* [AIM]:
Please write the listing below out again exactly, leaving every picture behind.

Figure scripts:
::::::
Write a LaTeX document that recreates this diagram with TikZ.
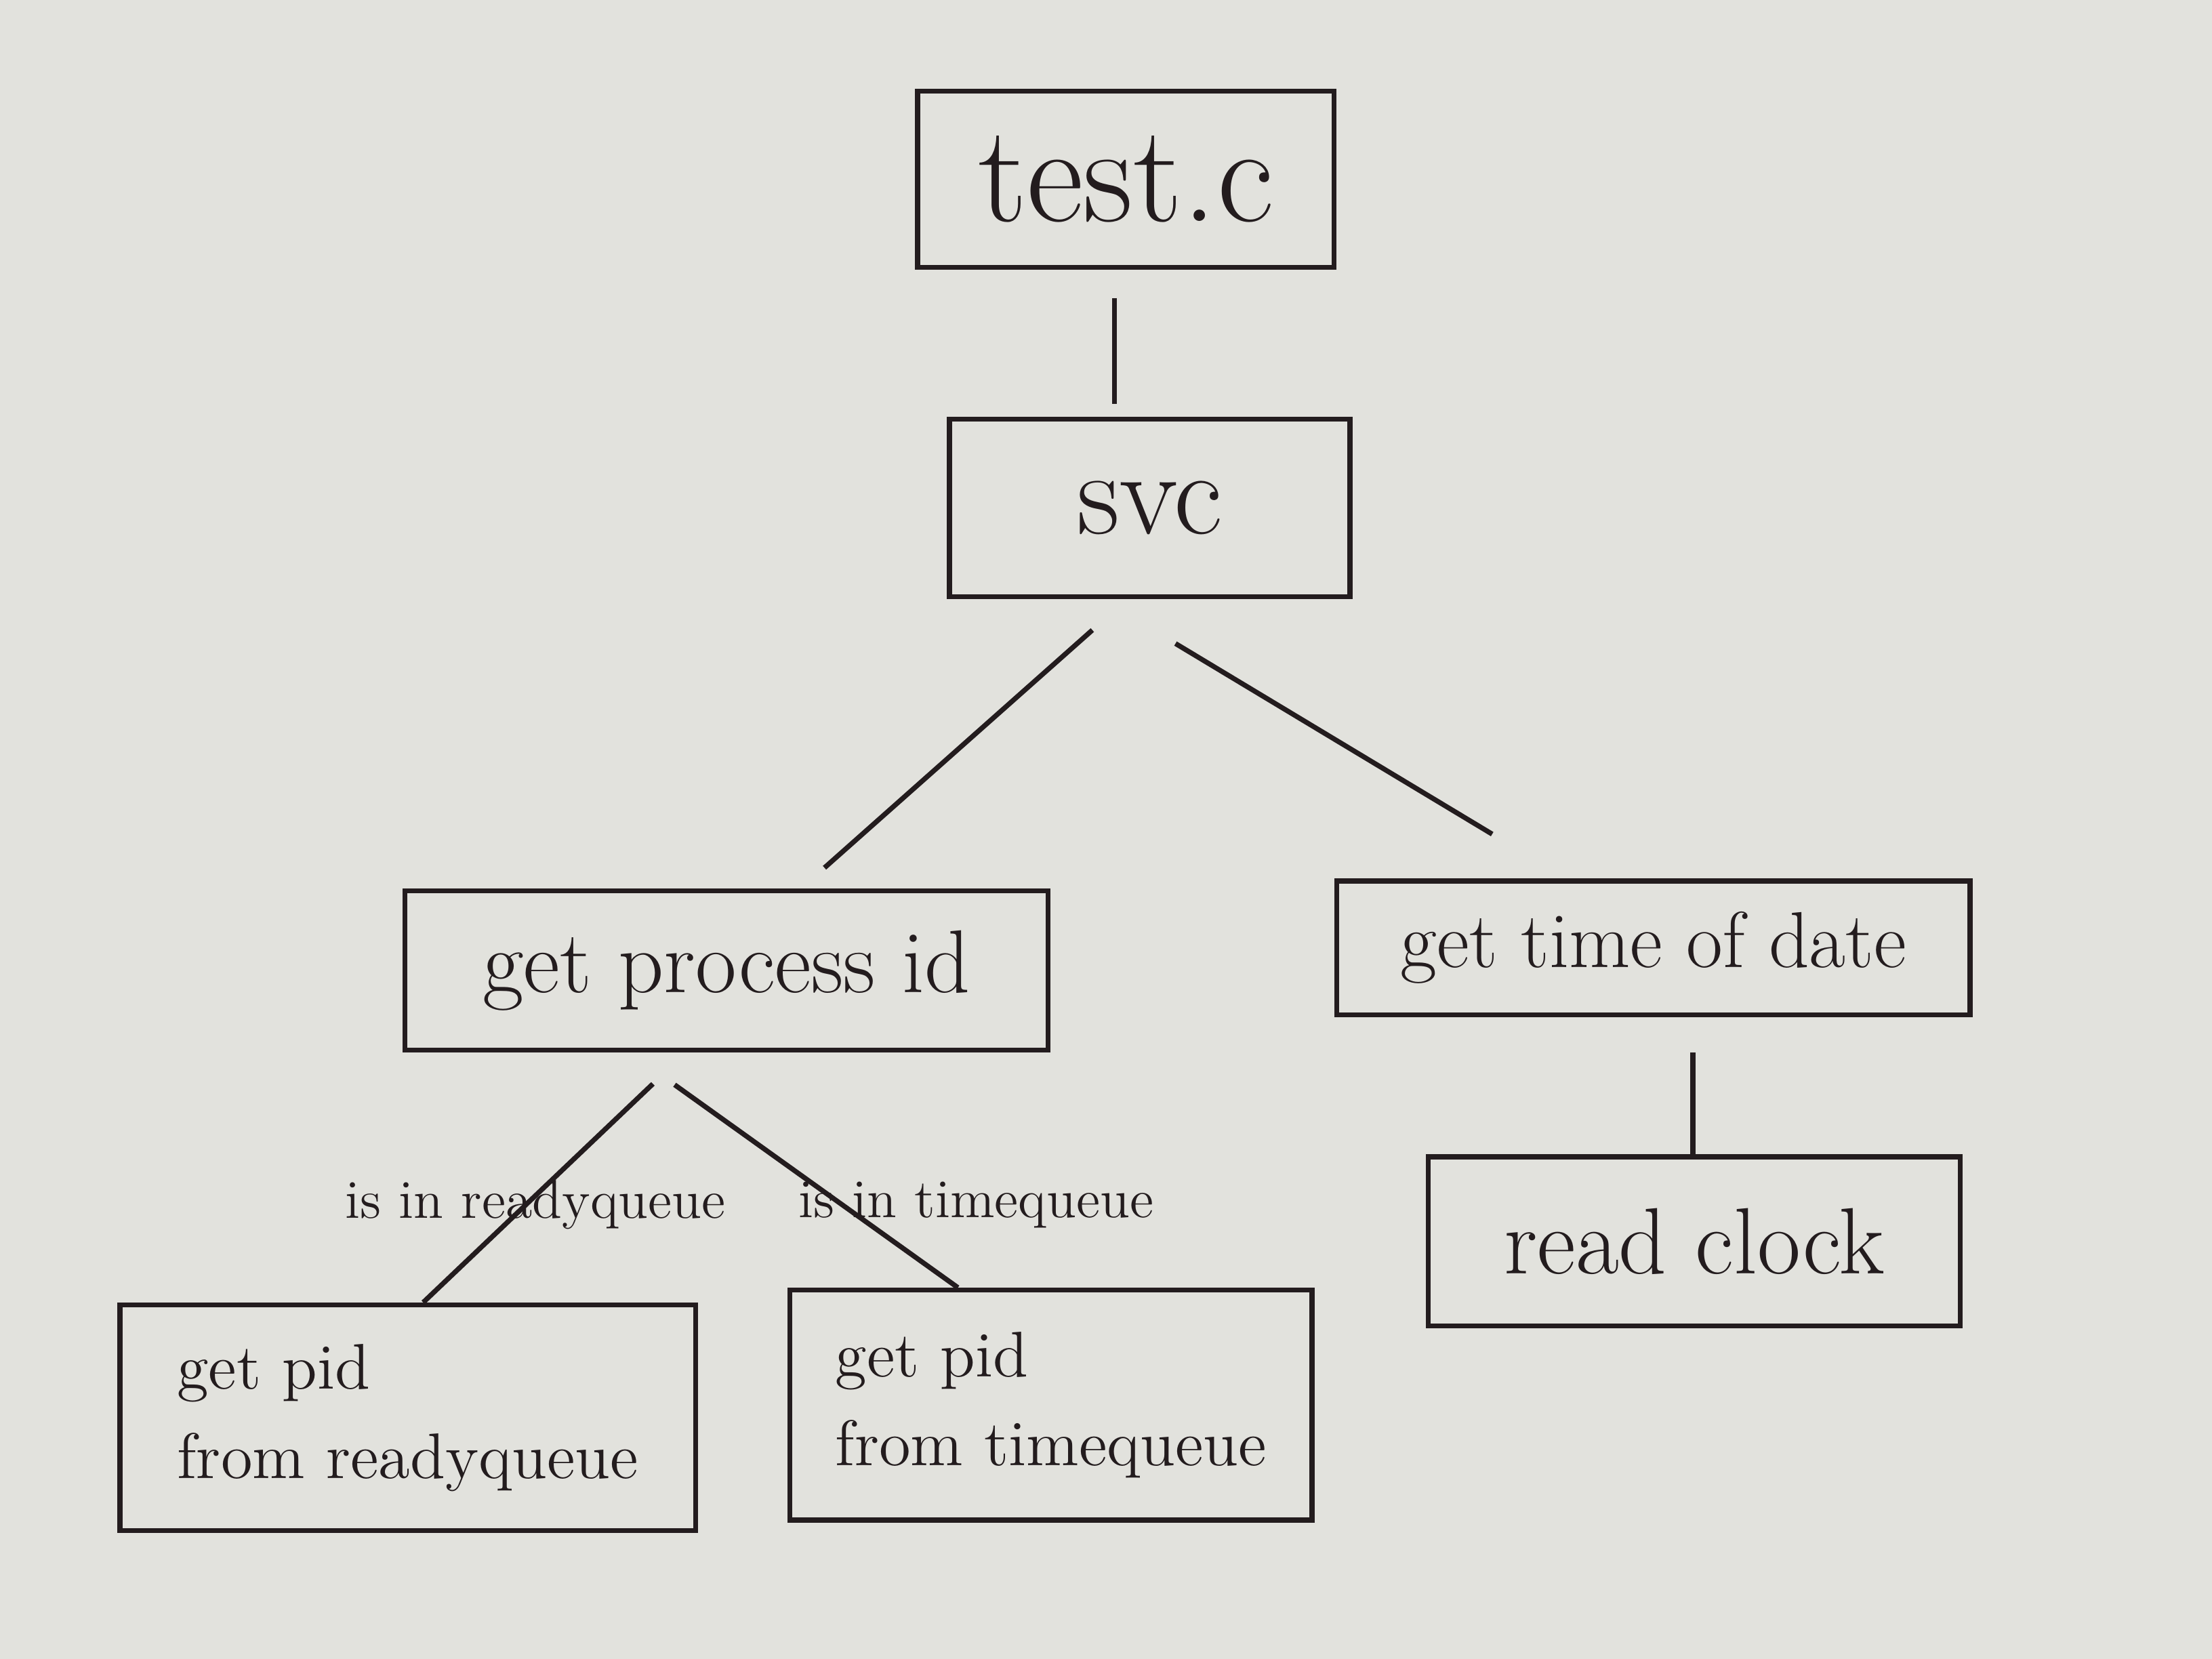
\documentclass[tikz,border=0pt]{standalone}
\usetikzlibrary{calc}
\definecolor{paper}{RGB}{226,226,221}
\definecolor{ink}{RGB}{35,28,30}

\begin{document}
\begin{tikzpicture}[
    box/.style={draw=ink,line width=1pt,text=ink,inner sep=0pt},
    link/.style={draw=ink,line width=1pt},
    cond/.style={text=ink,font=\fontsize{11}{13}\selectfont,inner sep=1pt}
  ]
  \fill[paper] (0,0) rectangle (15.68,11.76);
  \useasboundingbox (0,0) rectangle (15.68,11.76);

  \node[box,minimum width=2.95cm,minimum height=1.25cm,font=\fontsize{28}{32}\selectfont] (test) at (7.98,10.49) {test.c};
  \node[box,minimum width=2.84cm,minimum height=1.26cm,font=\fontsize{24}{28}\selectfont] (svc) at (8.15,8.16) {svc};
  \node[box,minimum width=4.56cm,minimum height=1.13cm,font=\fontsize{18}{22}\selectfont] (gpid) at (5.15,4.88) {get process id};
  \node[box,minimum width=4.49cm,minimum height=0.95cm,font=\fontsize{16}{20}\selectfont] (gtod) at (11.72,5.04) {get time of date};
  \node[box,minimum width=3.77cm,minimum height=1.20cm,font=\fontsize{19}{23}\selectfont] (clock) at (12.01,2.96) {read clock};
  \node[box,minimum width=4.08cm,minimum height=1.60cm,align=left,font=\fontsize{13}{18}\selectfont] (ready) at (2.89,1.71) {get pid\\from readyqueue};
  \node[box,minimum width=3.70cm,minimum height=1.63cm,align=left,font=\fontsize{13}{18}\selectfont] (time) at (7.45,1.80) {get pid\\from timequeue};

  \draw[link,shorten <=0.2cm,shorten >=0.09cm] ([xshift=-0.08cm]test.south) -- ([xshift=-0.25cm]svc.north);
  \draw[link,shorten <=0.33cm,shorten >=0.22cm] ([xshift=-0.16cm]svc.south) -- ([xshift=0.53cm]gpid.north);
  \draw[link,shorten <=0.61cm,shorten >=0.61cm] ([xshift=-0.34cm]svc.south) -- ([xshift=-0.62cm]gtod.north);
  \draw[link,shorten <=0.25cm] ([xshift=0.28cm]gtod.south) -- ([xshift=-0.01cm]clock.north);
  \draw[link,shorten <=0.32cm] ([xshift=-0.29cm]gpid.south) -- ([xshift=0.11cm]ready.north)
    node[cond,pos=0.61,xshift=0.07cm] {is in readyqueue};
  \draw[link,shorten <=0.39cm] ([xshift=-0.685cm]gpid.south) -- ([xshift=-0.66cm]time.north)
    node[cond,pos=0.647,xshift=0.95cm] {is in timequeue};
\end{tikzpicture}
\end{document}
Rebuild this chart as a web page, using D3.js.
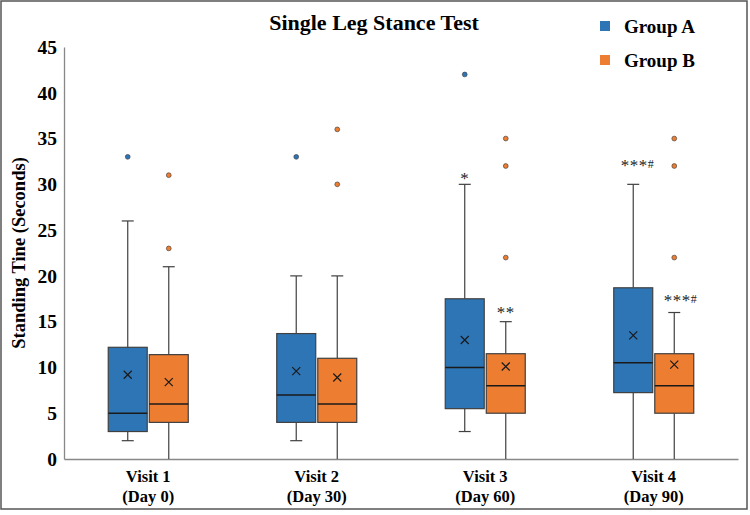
::::::
* [WRITTEN REPLY]:
Write a LaTeX document that recreates this diagram with TikZ.
\documentclass[tikz,border=0pt]{standalone}
\usetikzlibrary{calc}
\definecolor{paper}{RGB}{226,226,221}
\definecolor{ink}{RGB}{35,28,30}

\begin{document}
\begin{tikzpicture}[
    box/.style={draw=ink,line width=1pt,text=ink,inner sep=0pt},
    link/.style={draw=ink,line width=1pt},
    cond/.style={text=ink,font=\fontsize{11}{13}\selectfont,inner sep=1pt}
  ]
  \fill[paper] (0,0) rectangle (15.68,11.76);
  \useasboundingbox (0,0) rectangle (15.68,11.76);

  \node[box,minimum width=2.95cm,minimum height=1.25cm,font=\fontsize{28}{32}\selectfont] (test) at (7.98,10.49) {test.c};
  \node[box,minimum width=2.84cm,minimum height=1.26cm,font=\fontsize{24}{28}\selectfont] (svc) at (8.15,8.16) {svc};
  \node[box,minimum width=4.56cm,minimum height=1.13cm,font=\fontsize{18}{22}\selectfont] (gpid) at (5.15,4.88) {get process id};
  \node[box,minimum width=4.49cm,minimum height=0.95cm,font=\fontsize{16}{20}\selectfont] (gtod) at (11.72,5.04) {get time of date};
  \node[box,minimum width=3.77cm,minimum height=1.20cm,font=\fontsize{19}{23}\selectfont] (clock) at (12.01,2.96) {read clock};
  \node[box,minimum width=4.08cm,minimum height=1.60cm,align=left,font=\fontsize{13}{18}\selectfont] (ready) at (2.89,1.71) {get pid\\from readyqueue};
  \node[box,minimum width=3.70cm,minimum height=1.63cm,align=left,font=\fontsize{13}{18}\selectfont] (time) at (7.45,1.80) {get pid\\from timequeue};

  \draw[link,shorten <=0.2cm,shorten >=0.09cm] ([xshift=-0.08cm]test.south) -- ([xshift=-0.25cm]svc.north);
  \draw[link,shorten <=0.33cm,shorten >=0.22cm] ([xshift=-0.16cm]svc.south) -- ([xshift=0.53cm]gpid.north);
  \draw[link,shorten <=0.61cm,shorten >=0.61cm] ([xshift=-0.34cm]svc.south) -- ([xshift=-0.62cm]gtod.north);
  \draw[link,shorten <=0.25cm] ([xshift=0.28cm]gtod.south) -- ([xshift=-0.01cm]clock.north);
  \draw[link,shorten <=0.32cm] ([xshift=-0.29cm]gpid.south) -- ([xshift=0.11cm]ready.north)
    node[cond,pos=0.61,xshift=0.07cm] {is in readyqueue};
  \draw[link,shorten <=0.39cm] ([xshift=-0.685cm]gpid.south) -- ([xshift=-0.66cm]time.north)
    node[cond,pos=0.647,xshift=0.95cm] {is in timequeue};
\end{tikzpicture}
\end{document}
Rebuild this chart as a web page, using D3.js.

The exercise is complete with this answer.